At some point through this lift raising scenario, i thought of using the stairs. Although my destined floor was one of the upper most floors <13th to be precise>, i yet thought of the stairs as the GREAT escape because it could beat the stuffed up effect of being stuck in the middle of 12000 (it always seems like 12000 people in that lift) people who i didn't know, definitely didn't like and surely would never want to know. I'm sure all us lift "buddies" felt the same way about each other.

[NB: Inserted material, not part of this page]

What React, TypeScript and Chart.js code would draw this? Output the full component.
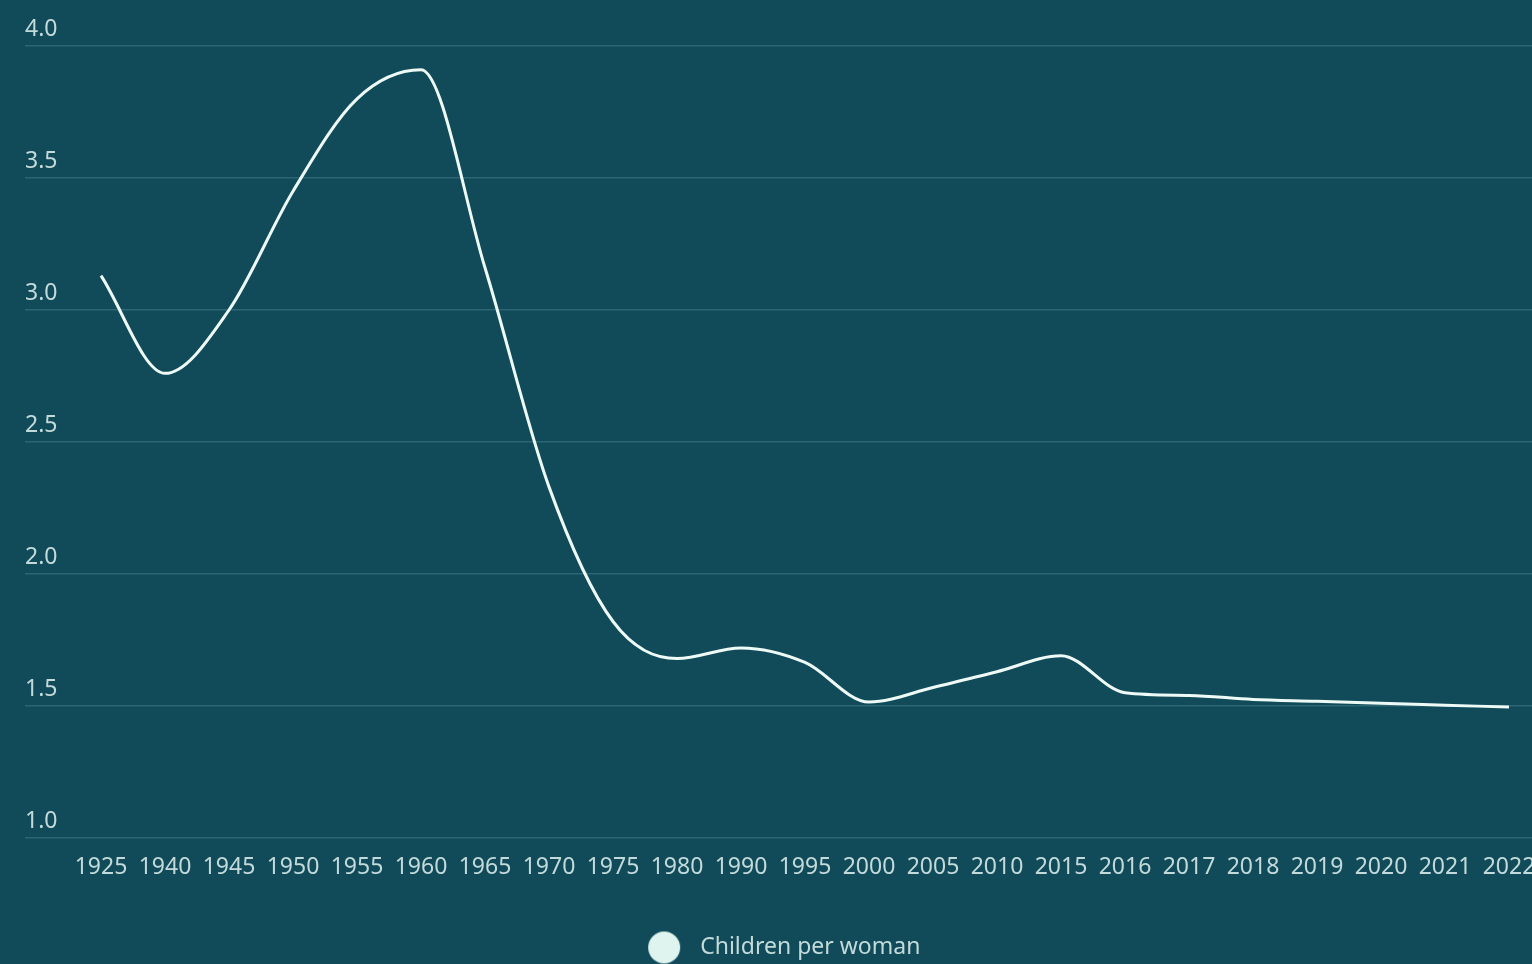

Another option i came up with was to start arriving at strange hours (very very early) and leave (very very late) so that i wouldn't need to deal with the tragedy of an overly crowded lift during the "normal" hours. But alas, i soon realised that the lifts don't start working until the liftmen are there. And true to their government employee nature, they would never, NEVER dream of starting/ "opening" their office is earlier than usual or anything of the sort.

And no, a non-lift man is not allowed to start the elevators. Cause they apparently have these keys to turn it off and on!!! Yes, yes, it's a treasure the lift actually , apparently , at least for the caretakers of the building. They need KEYS!

So well anyway. The concept of the liftman. Strange when found in literally, maybe and truly almost all residential and commercial buildings in India.
I've travelled around. I've had the fairness of using elevators the world over without the "help" and "assistance" of a lift man. It's been a great, a marvellous feeling in fact, to be able to to do that.

Back here though, i'm not allowed to. Cause i'm not the liftman.

I wonder sometimes what their real use is. Doesn't it get boring to go up and come back down like a million times a day, using the same route! And the same lift! Doesn't it get gratifyingly boring!!!! I would love to ask them sometime, but i'd rather not, well at least till i find a seemingly friendly one someday! I also wonder if we need liftmen. Are we that incapable of using lifts on our own? Are we that..what do they call it ... dumb? That we need liftmen!!!?!

But anyhow, the concept of the liftmen is well adopted here. Of course, you find liftmen in other places too, but not in the same scope of work or way. It's very different elsewhere.
It's more like a national need to use liftmen here. One wont not find one wherever one goes.

Superamazing would be, me getting my own lift from now on. yeah, i dropped the idea of a fancy car or bike for a lift cause, well, you know, well, the crowds, the nonsense related to being tightly packed in, squeezed in is not nice. At all.

Hmmm, maybe i can make me one of those portable elevators.... now that's fancy.